Konsekuensi Lain pada Intervensi Harga
Banyak pemerintah negara berkembang mencoba untuk menjembatani
perbedaan antara harga pertanian yang terlalu tinggi untuk konsumen
dan terlalu rendah untuk produsen dengan melakukan intervensi dalam
penetapan harga. Pemerintah dapat menentukan harga farm-gate, yaitu
harga yang diterima oleh petani dengan tujuan untuk menjaga dan
meningkatkan produksi. Proses ini sangat rumit karena ada sejumlah
banyak jenis hasil pertanian, dengan kemungkinan untuk petani untuk
melakukan subtitusi dari hasil pertanian satu ke hasil pertanian lainnya.
Pengendalian harga juga ditempatkan pada bahan pertanian yang telah
diolah pada tingkat harga eceran (Lynn, 2003).
Kesalahan dalam penetapan harga menyebabkan banyak masalah. Harga
farm-gate yang rendah mengakibatkan produksi rendah ataupun
penjualan hasil pertanian di luar jalur resmi. Harga eceran yang terlalu
rendah menyebabkan subisidi pemerintah yang besar (Lynn, 2003).
Pemerintah juga sering mencoba untuk mengimbangi harga farm-gate
yang rendah dengan subsidi harga bahan baku pertanian, akan tetapi hal
ini menimbulkan masalah tersendiri. Subsidi pada pabrik pupuk
pemerintah yang tidak efisien akan menyebabkan biaya produksi tinggi
dan pengiriman yang tidak efisien. Subsidi untuk membeli mesin
menyebabkan overmechanization. Mempromosikan kredit, baik melalui
subsidi suku bunga atau mencoba kekuatan bank untuk meminjamkan
dana kepada petani, umumnya gagal mengefisienkan alokasi dana untuk
petani (Lynn, 2003).
Harga Bukan Segalanya
Peter Timmer menyarankan bahwa fungsi utama pemerintah bukan hanya
merangsang produksi dalam jangka pendek, akan tetapi juga dalam
menciptakan iklim investasi dan ekspektasi pembuat keputusan pada
ekonomi pedesaan akan keuntungan aktivitas di pedesaan di masa
depan. Harga harus ditempatkan sesuai context (Lynn, 2003).
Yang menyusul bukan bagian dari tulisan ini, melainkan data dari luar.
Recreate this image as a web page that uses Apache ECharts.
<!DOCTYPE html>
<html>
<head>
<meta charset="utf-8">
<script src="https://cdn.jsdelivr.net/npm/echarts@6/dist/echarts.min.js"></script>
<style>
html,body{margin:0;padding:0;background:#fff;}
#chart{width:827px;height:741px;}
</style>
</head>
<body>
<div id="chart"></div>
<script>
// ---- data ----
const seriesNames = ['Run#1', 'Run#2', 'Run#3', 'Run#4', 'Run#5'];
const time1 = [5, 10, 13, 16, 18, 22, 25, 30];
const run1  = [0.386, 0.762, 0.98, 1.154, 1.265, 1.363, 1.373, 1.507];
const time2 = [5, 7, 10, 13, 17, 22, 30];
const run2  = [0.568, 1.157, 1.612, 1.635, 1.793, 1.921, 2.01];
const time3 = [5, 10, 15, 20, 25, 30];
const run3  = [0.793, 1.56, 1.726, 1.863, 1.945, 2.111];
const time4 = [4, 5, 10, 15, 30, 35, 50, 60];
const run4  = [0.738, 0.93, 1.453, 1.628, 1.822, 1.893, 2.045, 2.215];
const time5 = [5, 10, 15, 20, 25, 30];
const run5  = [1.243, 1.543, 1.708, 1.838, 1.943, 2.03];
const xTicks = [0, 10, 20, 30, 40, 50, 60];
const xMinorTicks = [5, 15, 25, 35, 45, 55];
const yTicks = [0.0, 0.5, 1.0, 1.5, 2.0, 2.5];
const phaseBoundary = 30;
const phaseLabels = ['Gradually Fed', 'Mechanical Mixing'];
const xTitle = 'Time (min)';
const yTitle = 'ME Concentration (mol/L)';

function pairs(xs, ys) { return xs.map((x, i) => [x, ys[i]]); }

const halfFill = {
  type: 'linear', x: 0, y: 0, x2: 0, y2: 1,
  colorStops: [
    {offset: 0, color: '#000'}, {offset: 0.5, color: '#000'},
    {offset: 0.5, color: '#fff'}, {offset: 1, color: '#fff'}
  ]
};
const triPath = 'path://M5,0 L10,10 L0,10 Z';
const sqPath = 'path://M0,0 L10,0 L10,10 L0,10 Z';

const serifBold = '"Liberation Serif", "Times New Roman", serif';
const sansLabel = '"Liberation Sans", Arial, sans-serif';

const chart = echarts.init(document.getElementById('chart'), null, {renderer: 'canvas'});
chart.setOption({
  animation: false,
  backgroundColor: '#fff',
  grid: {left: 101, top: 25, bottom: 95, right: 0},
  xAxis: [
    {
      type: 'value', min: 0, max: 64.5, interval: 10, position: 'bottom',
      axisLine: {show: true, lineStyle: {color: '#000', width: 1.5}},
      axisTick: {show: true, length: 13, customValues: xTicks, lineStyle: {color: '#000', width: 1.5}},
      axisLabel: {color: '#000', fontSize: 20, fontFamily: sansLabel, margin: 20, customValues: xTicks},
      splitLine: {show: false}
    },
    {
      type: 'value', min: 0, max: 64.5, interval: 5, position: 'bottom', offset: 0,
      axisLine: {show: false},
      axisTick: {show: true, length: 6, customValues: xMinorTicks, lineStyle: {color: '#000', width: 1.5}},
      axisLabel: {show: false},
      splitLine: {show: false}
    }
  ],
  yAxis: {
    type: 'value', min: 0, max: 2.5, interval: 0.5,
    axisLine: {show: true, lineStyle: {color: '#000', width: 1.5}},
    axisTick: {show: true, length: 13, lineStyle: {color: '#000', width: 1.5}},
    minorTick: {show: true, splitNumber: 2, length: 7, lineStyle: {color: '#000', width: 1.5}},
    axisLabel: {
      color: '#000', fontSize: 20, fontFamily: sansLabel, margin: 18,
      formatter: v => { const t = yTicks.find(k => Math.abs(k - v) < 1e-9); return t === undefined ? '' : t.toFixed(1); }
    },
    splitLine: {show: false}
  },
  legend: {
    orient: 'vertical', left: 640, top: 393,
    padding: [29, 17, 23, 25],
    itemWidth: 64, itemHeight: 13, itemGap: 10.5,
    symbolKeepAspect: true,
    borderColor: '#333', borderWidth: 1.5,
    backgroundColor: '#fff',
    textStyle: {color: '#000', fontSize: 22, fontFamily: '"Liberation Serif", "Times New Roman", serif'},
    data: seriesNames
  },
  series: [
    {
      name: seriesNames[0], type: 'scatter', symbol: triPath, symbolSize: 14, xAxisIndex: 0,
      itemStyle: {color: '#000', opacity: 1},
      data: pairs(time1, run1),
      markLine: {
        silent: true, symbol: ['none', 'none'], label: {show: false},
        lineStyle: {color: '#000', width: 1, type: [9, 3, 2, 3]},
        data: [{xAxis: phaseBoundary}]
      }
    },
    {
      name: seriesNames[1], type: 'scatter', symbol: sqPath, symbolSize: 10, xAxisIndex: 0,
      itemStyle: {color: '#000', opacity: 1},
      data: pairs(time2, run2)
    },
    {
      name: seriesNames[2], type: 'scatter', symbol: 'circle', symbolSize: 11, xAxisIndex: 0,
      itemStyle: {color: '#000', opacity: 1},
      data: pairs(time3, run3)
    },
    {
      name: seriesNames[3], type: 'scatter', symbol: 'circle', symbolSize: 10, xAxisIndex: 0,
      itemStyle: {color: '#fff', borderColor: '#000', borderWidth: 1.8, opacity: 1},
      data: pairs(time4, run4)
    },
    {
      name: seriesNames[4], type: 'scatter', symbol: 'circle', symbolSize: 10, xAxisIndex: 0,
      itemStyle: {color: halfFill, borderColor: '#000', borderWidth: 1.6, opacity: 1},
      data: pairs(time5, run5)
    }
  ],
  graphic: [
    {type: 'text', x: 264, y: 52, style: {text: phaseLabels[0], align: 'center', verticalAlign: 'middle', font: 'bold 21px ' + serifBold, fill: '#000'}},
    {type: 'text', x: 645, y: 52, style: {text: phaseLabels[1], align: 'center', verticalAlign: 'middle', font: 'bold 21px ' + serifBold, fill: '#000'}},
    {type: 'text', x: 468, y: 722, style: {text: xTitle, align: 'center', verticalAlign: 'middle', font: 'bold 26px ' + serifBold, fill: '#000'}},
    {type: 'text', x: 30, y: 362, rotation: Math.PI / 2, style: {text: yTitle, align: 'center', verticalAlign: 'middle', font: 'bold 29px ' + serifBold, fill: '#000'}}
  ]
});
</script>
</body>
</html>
Sebuah penelitian mengenai kebijakan harga pertanian di Asia
menyimpulkan bahwa keuntungan mendorong produksi, keuntungan
bukan hanya menyangkut harga. Penelitian jangka panjang mengenai
kebijakan pertanian oleh Bank Dunia menyatakan bahwa bila insentif
harga yang sesuai berdasarkan makro ekonomi dan kebijakan sektoral
memainkan peran penting dalam menjelaskan kinerja, kualitas sumber
daya alam dan dari teknologi, institusi, politik, dan investasi manusia dan
investasi menentukan kemampuan petani kecil untuk mengelola tanah
dan tenaga kerja, dua faktor penting yang menjelaskan pertumbuhan
(Lynn, 2003).
Masalah dari Liberalisasi Pasar Pertanian
Pengendalian pemerintah pada harga dan pemasaran pertanian terlihat
mencolok di beberapa negara Afrika. Penetapan harga masih tersisa di
pasar, pemerintah mengijinkan pendekatan privatisasi lebih besar (Lynn,
2003).
Pendekatan privatisasi telah berhasil dalam hal mengirimkan pangan
untuk daerah kota dan pedesaan, akan tetapi tidak ada peningkatan
dalam penawaran seperti yang diperkirakan oleh pendukung reformasi.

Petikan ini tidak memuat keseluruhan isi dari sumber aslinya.